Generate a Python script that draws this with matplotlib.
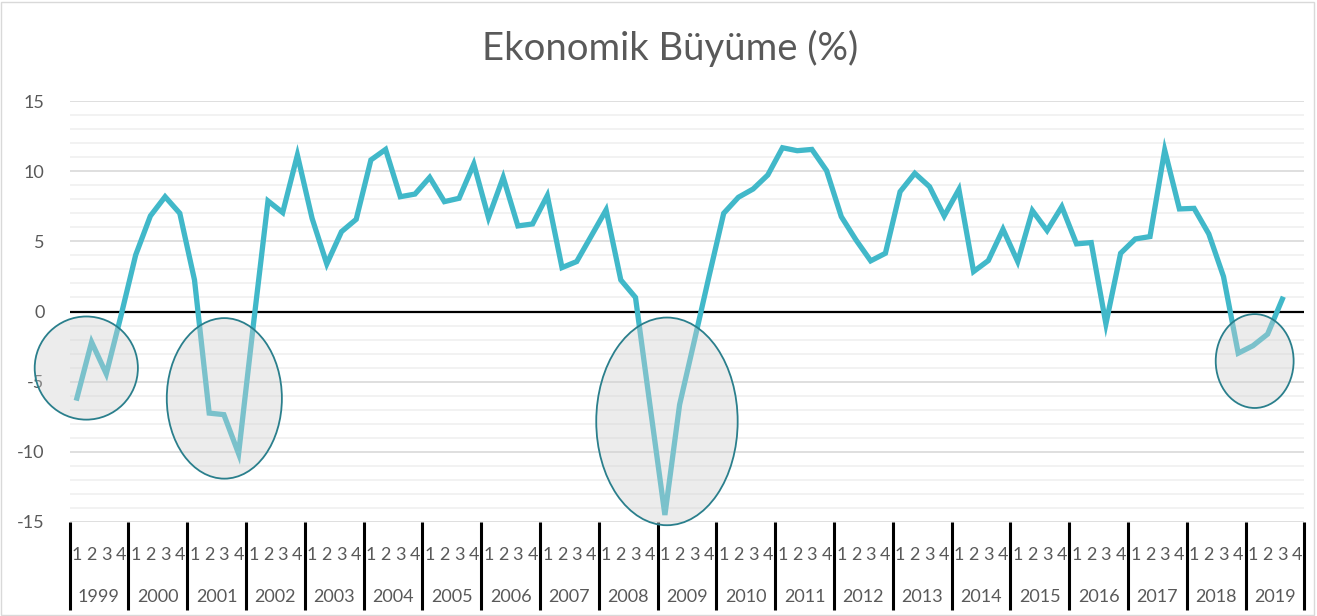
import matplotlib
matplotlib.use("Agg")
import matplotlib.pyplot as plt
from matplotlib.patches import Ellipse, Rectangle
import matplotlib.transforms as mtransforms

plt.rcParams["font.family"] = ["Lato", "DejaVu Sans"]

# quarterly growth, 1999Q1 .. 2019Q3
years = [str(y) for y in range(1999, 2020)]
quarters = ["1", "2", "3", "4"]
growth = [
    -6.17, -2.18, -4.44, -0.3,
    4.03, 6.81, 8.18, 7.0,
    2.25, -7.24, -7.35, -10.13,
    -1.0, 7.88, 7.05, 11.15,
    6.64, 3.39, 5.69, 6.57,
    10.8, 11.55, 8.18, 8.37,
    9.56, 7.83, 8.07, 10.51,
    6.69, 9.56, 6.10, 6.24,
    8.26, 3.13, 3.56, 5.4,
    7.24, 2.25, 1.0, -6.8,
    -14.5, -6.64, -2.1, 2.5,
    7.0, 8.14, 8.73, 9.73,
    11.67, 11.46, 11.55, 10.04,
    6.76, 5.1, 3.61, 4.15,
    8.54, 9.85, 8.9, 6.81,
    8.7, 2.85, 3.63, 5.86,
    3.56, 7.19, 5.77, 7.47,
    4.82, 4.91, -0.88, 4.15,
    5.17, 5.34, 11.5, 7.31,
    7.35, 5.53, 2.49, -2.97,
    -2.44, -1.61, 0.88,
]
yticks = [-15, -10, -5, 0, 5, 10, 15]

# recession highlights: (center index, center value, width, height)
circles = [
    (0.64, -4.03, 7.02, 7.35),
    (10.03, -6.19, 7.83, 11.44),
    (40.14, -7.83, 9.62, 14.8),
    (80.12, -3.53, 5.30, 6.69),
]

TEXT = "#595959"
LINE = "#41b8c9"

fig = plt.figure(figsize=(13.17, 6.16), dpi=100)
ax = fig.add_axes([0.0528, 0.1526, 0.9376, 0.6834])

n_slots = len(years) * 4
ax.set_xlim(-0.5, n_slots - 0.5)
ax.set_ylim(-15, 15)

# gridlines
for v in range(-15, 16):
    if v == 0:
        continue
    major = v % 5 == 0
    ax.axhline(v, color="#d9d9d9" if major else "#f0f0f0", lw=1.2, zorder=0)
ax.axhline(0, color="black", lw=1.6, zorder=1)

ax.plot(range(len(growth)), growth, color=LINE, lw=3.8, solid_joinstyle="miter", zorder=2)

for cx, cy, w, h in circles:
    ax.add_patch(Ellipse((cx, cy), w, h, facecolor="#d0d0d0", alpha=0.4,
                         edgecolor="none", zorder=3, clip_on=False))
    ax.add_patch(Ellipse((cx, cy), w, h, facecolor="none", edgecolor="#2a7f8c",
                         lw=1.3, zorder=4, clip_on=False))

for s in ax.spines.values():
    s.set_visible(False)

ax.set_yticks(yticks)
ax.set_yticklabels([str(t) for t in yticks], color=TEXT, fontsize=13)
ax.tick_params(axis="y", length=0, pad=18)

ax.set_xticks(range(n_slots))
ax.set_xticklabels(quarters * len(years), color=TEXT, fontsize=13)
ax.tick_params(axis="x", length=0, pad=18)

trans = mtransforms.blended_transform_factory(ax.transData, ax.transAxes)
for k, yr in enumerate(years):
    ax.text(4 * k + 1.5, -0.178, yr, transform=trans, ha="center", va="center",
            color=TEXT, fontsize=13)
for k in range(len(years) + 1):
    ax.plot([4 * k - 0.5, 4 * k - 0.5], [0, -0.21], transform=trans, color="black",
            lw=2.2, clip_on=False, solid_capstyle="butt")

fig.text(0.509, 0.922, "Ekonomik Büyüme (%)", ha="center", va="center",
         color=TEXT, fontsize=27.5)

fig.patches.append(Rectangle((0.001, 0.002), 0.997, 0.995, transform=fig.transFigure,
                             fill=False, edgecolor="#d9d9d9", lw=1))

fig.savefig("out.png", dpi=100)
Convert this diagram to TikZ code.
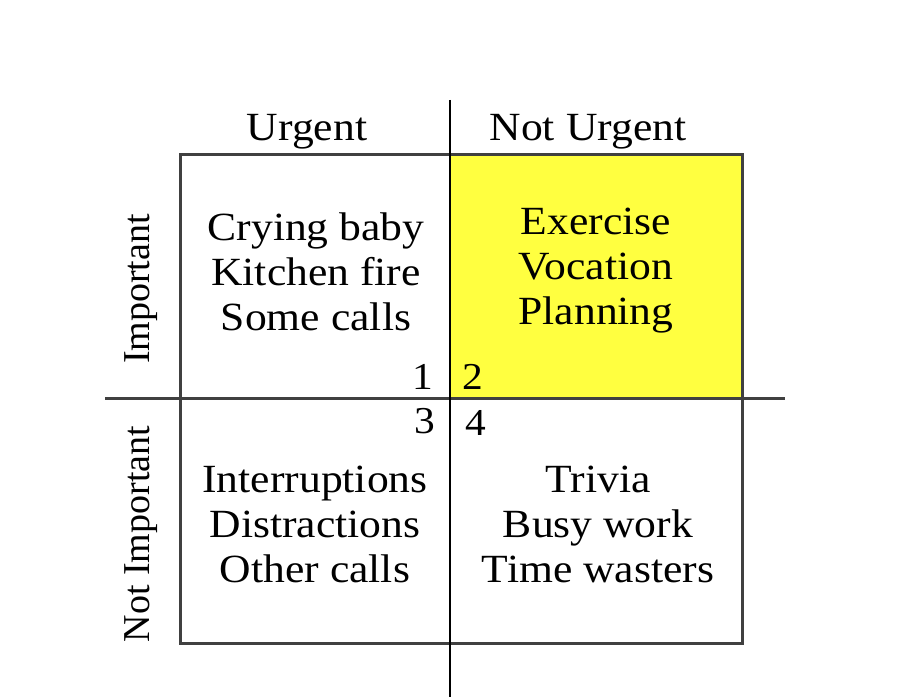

◇ ◇ ◇ ◇ ◇

- **Short exercise**:
Begin with the first line of the records and repeat every line up to the one with "yticks = [-15, -10, -5, 0, 5, 10, 15]", counting that line too. Pictures are not part of the copy.

- **Written response**:
Generate a Python script that draws this with matplotlib.
import matplotlib
matplotlib.use("Agg")
import matplotlib.pyplot as plt
from matplotlib.patches import Ellipse, Rectangle
import matplotlib.transforms as mtransforms

plt.rcParams["font.family"] = ["Lato", "DejaVu Sans"]

# quarterly growth, 1999Q1 .. 2019Q3
years = [str(y) for y in range(1999, 2020)]
quarters = ["1", "2", "3", "4"]
growth = [
    -6.17, -2.18, -4.44, -0.3,
    4.03, 6.81, 8.18, 7.0,
    2.25, -7.24, -7.35, -10.13,
    -1.0, 7.88, 7.05, 11.15,
    6.64, 3.39, 5.69, 6.57,
    10.8, 11.55, 8.18, 8.37,
    9.56, 7.83, 8.07, 10.51,
    6.69, 9.56, 6.10, 6.24,
    8.26, 3.13, 3.56, 5.4,
    7.24, 2.25, 1.0, -6.8,
    -14.5, -6.64, -2.1, 2.5,
    7.0, 8.14, 8.73, 9.73,
    11.67, 11.46, 11.55, 10.04,
    6.76, 5.1, 3.61, 4.15,
    8.54, 9.85, 8.9, 6.81,
    8.7, 2.85, 3.63, 5.86,
    3.56, 7.19, 5.77, 7.47,
    4.82, 4.91, -0.88, 4.15,
    5.17, 5.34, 11.5, 7.31,
    7.35, 5.53, 2.49, -2.97,
    -2.44, -1.61, 0.88,
]
yticks = [-15, -10, -5, 0, 5, 10, 15]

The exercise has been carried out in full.